Grey Turner's sign refers to bruising of the flanks, the part of the body between the last rib and the top of the hip.  The bruising appears as a blue discoloration, and is a sign of retroperitoneal hemorrhage, or bleeding behind the peritoneum, which is a lining of the abdominal cavity.  Grey Turner's sign takes 24–48 hours to develop, and can predict a severe attack of acute pancreatitis.

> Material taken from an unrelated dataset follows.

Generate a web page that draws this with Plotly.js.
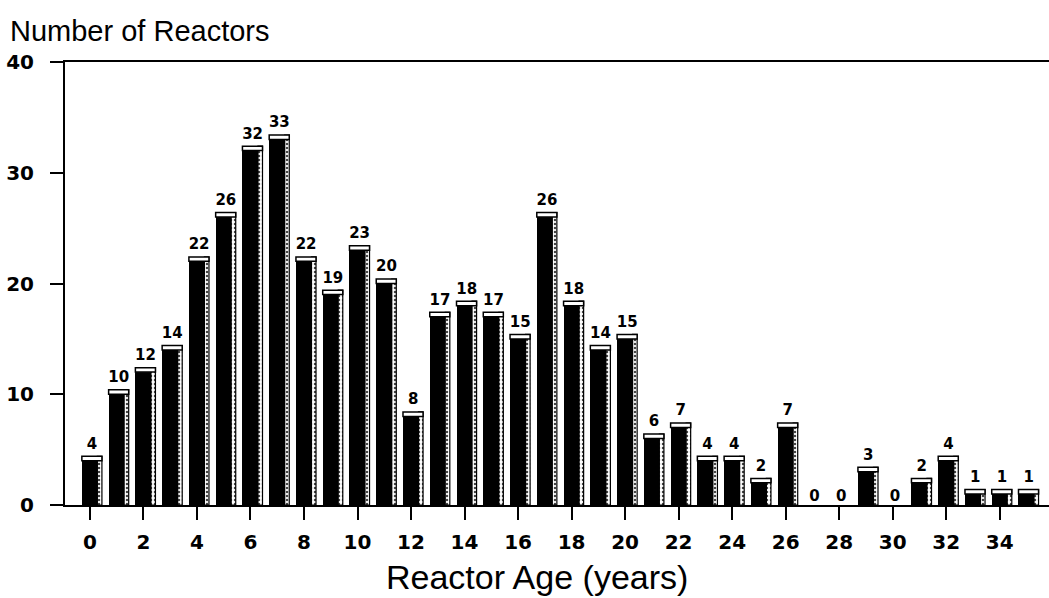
<!DOCTYPE html>
<html>
<head>
<meta charset="utf-8">
<script src="https://cdn.plot.ly/plotly-3.0.1.min.js"></script>
<style>body{margin:0;background:#fff}#chart{width:1049px;height:598px}</style>
</head>
<body>
<div id="chart"></div>
<script>
const ages = [0,1,2,3,4,5,6,7,8,9,10,11,12,13,14,15,16,17,18,19,20,21,22,23,24,25,26,27,28,29,30,31,32,33,34,35];
const reactors = [4,10,12,14,22,26,32,33,22,19,23,20,8,17,18,17,15,26,18,14,15,6,7,4,4,2,7,0,0,3,0,2,4,1,1,1];
const tickVals = [0,2,4,6,8,10,12,14,16,18,20,22,24,26,28,30,32,34];
const tickText = ['0','2','4','6','8','10','12','14','16','18','20','22','24','26','28','30','32','34'];
const yTicks = [0,10,20,30,40];

const CAP = 0.4;
const FONT = 'Liberation Sans, Arial, Helvetica, sans-serif';
const NUMFONT = 'DejaVu Sans, Verdana, sans-serif';

const front = {
  type: 'bar', x: ages, y: reactors, width: 0.58, offset: -0.3,
  marker: {color: '#000', line: {width: 0}}, hoverinfo: 'x+y', showlegend: false
};
const side = {
  type: 'bar', x: ages, y: reactors.map(v => v > 0 ? v + CAP : null), width: 0.17, offset: 0.28,
  marker: {color: '#fff', line: {color: '#000', width: 1.2},
           pattern: {shape: '.', fgcolor: '#444', bgcolor: '#fff', size: 4, solidity: 0.3}},
  hoverinfo: 'skip', showlegend: false
};
const cap = {
  type: 'bar', x: ages, y: reactors.map(v => v > 0 ? CAP : null), base: reactors,
  width: 0.75, offset: -0.3,
  marker: {color: '#fff', line: {color: '#000', width: 1.5}}, hoverinfo: 'skip', showlegend: false
};
const labels = {
  type: 'scatter', mode: 'text', x: ages.map(a => a + 0.08), y: reactors.map(v => v > 0 ? v + CAP + 0.35 : 0),
  text: reactors.map(String), textposition: 'top center',
  textfont: {family: NUMFONT, size: 15, color: '#000', weight: 'bold'},
  hoverinfo: 'skip', showlegend: false, cliponaxis: false
};

const layout = {
  width: 1049, height: 598,
  margin: {l: 65, r: 0, t: 62, b: 93},
  paper_bgcolor: '#fff', plot_bgcolor: '#fff',
  barmode: 'overlay', bargap: 0,
  font: {family: FONT, color: '#000'},
  xaxis: {
    range: [-0.93, 35.84], tickmode: 'array', tickvals: tickVals, ticktext: tickText,
    ticks: 'outside', ticklen: 13, tickwidth: 2, tickcolor: '#000',
    showline: true, linecolor: '#000', linewidth: 2, mirror: true,
    showgrid: false, zeroline: false, ticklabelstandoff: 5,
    tickfont: {family: NUMFONT, size: 20, weight: 'bold', color: '#000'}
  },
  yaxis: {
    range: [0, 40], tickmode: 'array', tickvals: yTicks,
    ticks: 'outside', ticklen: 13, tickwidth: 2, tickcolor: '#000',
    showline: true, linecolor: '#000', linewidth: 2,
    showgrid: false, zeroline: false, ticklabelstandoff: 12,
    tickfont: {family: NUMFONT, size: 20, weight: 'bold', color: '#000'}
  },
  annotations: [
    {text: 'Number of Reactors', xref: 'paper', yref: 'paper',
     x: -57/984, y: 1 + 31/443, xanchor: 'left', yanchor: 'middle', showarrow: false,
     font: {family: FONT, size: 29, color: '#000'}},
    {text: 'Reactor Age (years)', xref: 'paper', yref: 'paper',
     x: (537-65)/984, y: -(577-505)/443, xanchor: 'center', yanchor: 'middle', showarrow: false,
     font: {family: FONT, size: 34, color: '#000'}}
  ]
};

Plotly.newPlot('chart', [side, front, cap, labels], layout, {displayModeBar: false, staticPlot: true});
</script>
</body>
</html>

Grey Turner's sign may be accompanied by Cullen's sign.  Both signs may be indicative of pancreatic necrosis with retroperitoneal or intra-abdominal bleeding.  Grey Turner's sign is named after British surgeon George Grey Turner.

Causes
Causes include 
 Acute pancreatitis, whereby methemalbumin formed from digested blood tracks subcutaneously around the abdomen from the inflamed pancreas.  
 Pancreatic hemorrhage
 Retroperitoneal hemorrhage
 Blunt abdominal trauma
 Ruptured / hemorrhagic ectopic pregnancy.
 Spontaneous bleeding secondary to coagulopathy (congenital or acquired)
 Aortic rupture, from ruptured abdominal aortic aneurysm or other causes.

History
It is named after British surgeon George Grey Turner.